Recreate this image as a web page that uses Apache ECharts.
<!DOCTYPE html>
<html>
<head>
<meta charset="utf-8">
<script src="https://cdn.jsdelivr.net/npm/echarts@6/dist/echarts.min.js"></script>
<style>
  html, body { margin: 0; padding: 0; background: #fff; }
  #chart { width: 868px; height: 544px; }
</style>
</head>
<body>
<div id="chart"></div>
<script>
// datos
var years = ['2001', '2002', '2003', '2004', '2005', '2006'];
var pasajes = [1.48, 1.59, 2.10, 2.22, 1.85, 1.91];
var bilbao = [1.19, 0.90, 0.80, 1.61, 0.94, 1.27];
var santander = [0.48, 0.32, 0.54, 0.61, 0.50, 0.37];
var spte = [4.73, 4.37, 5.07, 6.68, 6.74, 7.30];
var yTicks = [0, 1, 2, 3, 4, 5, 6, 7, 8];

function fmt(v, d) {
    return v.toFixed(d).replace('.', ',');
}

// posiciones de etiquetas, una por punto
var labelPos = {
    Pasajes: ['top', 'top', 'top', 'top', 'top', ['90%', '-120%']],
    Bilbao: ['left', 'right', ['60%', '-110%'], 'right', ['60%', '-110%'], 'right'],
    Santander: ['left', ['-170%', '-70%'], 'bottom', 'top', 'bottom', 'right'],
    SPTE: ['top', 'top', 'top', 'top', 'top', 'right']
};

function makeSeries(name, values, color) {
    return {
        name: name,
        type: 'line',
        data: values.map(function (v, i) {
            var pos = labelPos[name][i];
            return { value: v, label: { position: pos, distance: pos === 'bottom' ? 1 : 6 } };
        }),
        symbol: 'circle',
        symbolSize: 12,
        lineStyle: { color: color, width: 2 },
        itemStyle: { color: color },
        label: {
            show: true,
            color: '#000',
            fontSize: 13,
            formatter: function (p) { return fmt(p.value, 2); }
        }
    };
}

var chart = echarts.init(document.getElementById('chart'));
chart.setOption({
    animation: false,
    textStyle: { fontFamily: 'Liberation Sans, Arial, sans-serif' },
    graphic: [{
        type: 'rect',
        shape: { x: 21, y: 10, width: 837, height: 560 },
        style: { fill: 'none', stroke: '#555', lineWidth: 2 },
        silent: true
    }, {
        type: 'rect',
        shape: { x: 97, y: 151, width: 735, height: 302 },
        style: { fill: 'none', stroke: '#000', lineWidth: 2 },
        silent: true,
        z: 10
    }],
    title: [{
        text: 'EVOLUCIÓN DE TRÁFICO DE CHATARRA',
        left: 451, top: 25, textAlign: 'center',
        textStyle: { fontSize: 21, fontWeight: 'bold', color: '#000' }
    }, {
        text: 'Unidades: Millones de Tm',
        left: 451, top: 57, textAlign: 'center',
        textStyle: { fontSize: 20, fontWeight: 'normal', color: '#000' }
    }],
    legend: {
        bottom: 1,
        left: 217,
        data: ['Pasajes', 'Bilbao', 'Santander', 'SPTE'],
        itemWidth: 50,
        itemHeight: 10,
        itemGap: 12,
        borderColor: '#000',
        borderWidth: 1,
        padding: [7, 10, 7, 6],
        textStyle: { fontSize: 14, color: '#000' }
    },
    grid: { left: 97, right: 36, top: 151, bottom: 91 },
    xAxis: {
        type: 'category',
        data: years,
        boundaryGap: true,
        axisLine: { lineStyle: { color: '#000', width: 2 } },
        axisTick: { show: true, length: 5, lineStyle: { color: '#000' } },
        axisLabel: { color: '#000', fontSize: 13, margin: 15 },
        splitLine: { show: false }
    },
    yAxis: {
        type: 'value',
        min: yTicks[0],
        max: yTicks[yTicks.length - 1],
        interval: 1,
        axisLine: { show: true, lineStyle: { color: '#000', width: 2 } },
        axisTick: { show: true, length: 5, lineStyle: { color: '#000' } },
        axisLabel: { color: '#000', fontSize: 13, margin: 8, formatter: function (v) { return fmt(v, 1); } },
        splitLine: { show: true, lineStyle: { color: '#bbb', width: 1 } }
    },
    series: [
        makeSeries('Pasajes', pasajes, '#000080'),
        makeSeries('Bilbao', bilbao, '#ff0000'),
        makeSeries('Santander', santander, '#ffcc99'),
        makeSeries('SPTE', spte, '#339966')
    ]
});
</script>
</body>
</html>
==
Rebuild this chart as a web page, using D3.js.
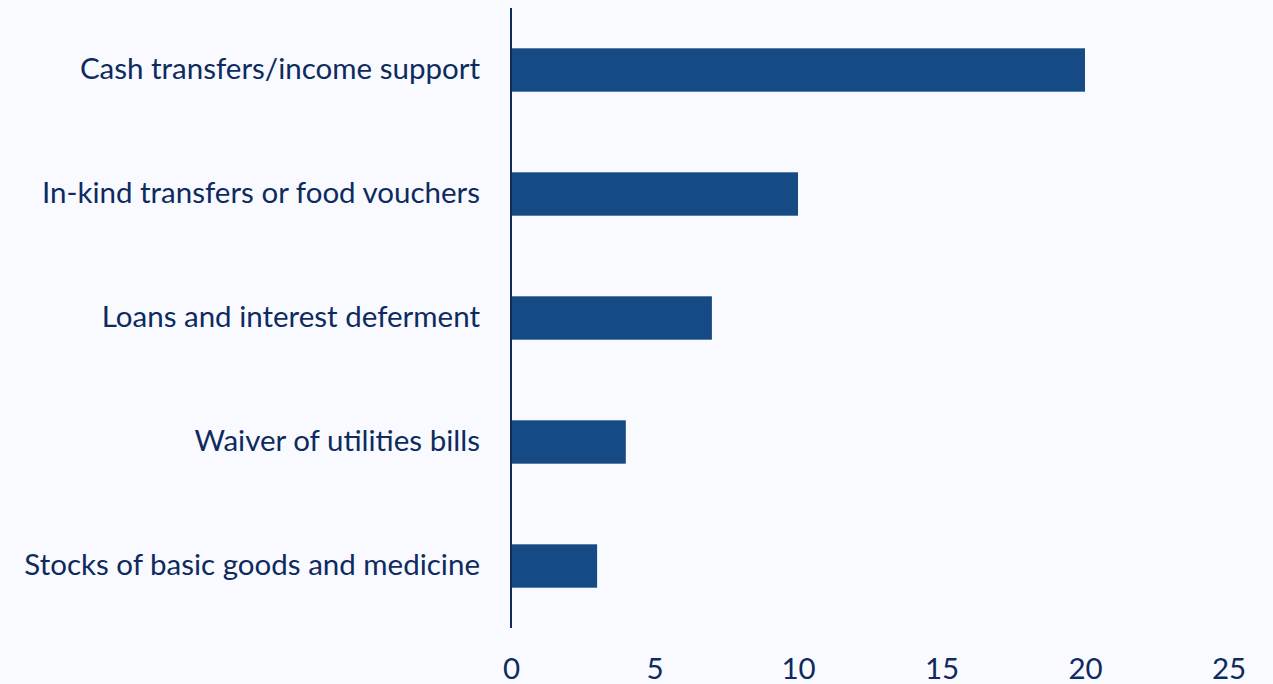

CHALLENGE:
Copy out each line of the data containing the string "page".

WRITTEN SOLUTION:
Recreate this image as a web page that uses Apache ECharts.
Rebuild this chart as a web page, using D3.js.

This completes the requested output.